While there is of course no guar­an­tee that The Empow­er­ment Plan will be sus­tain­able for the long haul, its very cre­ation serves as an inspi­ra­tion to young peo­ple, espe­cially uni­ver­sity stu­dents, who are look­ing for ways to cre­ate new projects and ven­tures in which they com­bine their learn­ing in social enter­prise (here at NU, an inter­dis­ci­pli­nary field of study built on a busi­ness plat­form) with their com­mit­ment to serv­ing peo­ple in need. 

I won­der if the future of The Empow­er­ment Plan might include a fran­chise model, so that her work can be repli­cated in cities across the world from uni­ver­sity cam­puses in a “pre-packaged” way.  A hybrid busi­ness model that includes a for-profit cloth­ing design and pro­duc­tion com­pany could also one day com­ple­ment that non-profit ser­vice plat­form that she has built thus far, as a poten­tial path­way to long-term finan­cial sus­tain­abil­ity to com­ple­ment the com­pelling social impact already being made in part­ner­ship with the homeless. 

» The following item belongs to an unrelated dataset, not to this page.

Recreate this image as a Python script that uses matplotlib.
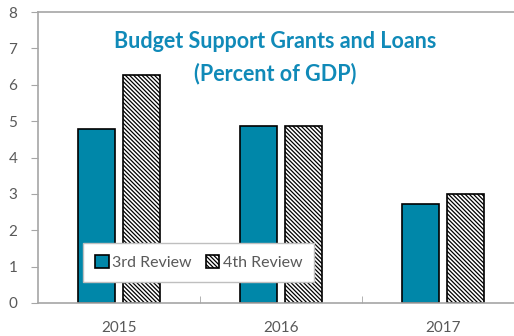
import matplotlib
matplotlib.use("Agg")
import matplotlib.pyplot as plt
import numpy as np

categories = ["2015", "2016", "2017"]
third_review = [4.78, 4.86, 2.72]
fourth_review = [6.26, 4.86, 3.00]
yticks = [0, 1, 2, 3, 4, 5, 6, 7, 8]

plt.rcParams['font.family'] = ['Lato', 'DejaVu Sans']
plt.rcParams['hatch.linewidth'] = 0.9

fig = plt.figure(figsize=(5.14, 3.36), dpi=100)
ax = fig.add_axes([38/514, 33/336, 486/514, 291/336])

x = np.arange(len(categories))
w = 0.228
off = 0.139
teal = "#0087A9"
ax.bar(x - off, third_review, w, color=teal, edgecolor="black", linewidth=1.2, label="3rd Review", zorder=2)
ax.bar(x + off, fourth_review, w, color="white", edgecolor="black", hatch="\\" * 8, linewidth=1.2, label="4th Review", zorder=2)

ax.set_xlim(-0.5, 2.5)
ax.set_ylim(0, 8)
ax.set_yticks(yticks)
ax.set_xticks(x)
ax.set_xticklabels(categories)
ax.set_xticks([0.5, 1.5], minor=True)
ax.tick_params(axis='x', which='major', length=0, pad=13, labelsize=11, labelcolor="#595959")
ax.tick_params(axis='x', which='minor', length=5, direction='in', color="#A6A6A6")
ax.tick_params(axis='y', length=5, color="#A6A6A6", labelsize=11, labelcolor="#595959", pad=10)

for s in ax.spines.values():
    s.set_color("#A6A6A6")
    s.set_linewidth(1.2)

fig.text(0.535, 1 - 42/336, "Budget Support Grants and Loans", ha="center", va="center",
         color="#108AB8", fontsize=15.5, fontweight="bold")
fig.text(0.535, 1 - 74/336, "(Percent of GDP)", ha="center", va="center",
         color="#108AB8", fontsize=15.5, fontweight="bold")

leg = ax.legend(loc="lower left", bbox_to_anchor=(45/486, 21/291), ncol=2, frameon=True, fancybox=False,
                fontsize=11.5, handlelength=0.85, handleheight=0.85, handletextpad=0.2, columnspacing=0.9,
                borderpad=0.75, borderaxespad=0, framealpha=1, labelcolor="#595959")
leg.get_frame().set_edgecolor("#BFBFBF")
leg.get_frame().set_linewidth(1.0)
leg.set_zorder(5)

fig.savefig("out.png", dpi=100)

Uni­ver­si­ties are noth­ing if not ser­vice insti­tu­tions, and here at NU we are work­ing with stu­dents who study social enter­prise to fol­low the lead of young peo­ple like Veronika Scott.  Here’s what The Empow­er­ment Plan instructs all of us to do, but most espe­cially stu­dents and recent grad­u­ates: Apply what you’ve learned in the class­room to develop, build and grow real projects and enter­prises that serve peo­ple and com­mu­ni­ties in need and make pos­i­tive and last­ing change.  You will not only pro­vide a ser­vice to oth­ers, but one for your­self as well, as you see and feel at a young age what it is to strug­gle, to find and seize oppor­tu­nity, and to over­come life’s chal­lenges through hard work and pas­sion­ate com­mit­ment to a wor­thy goal.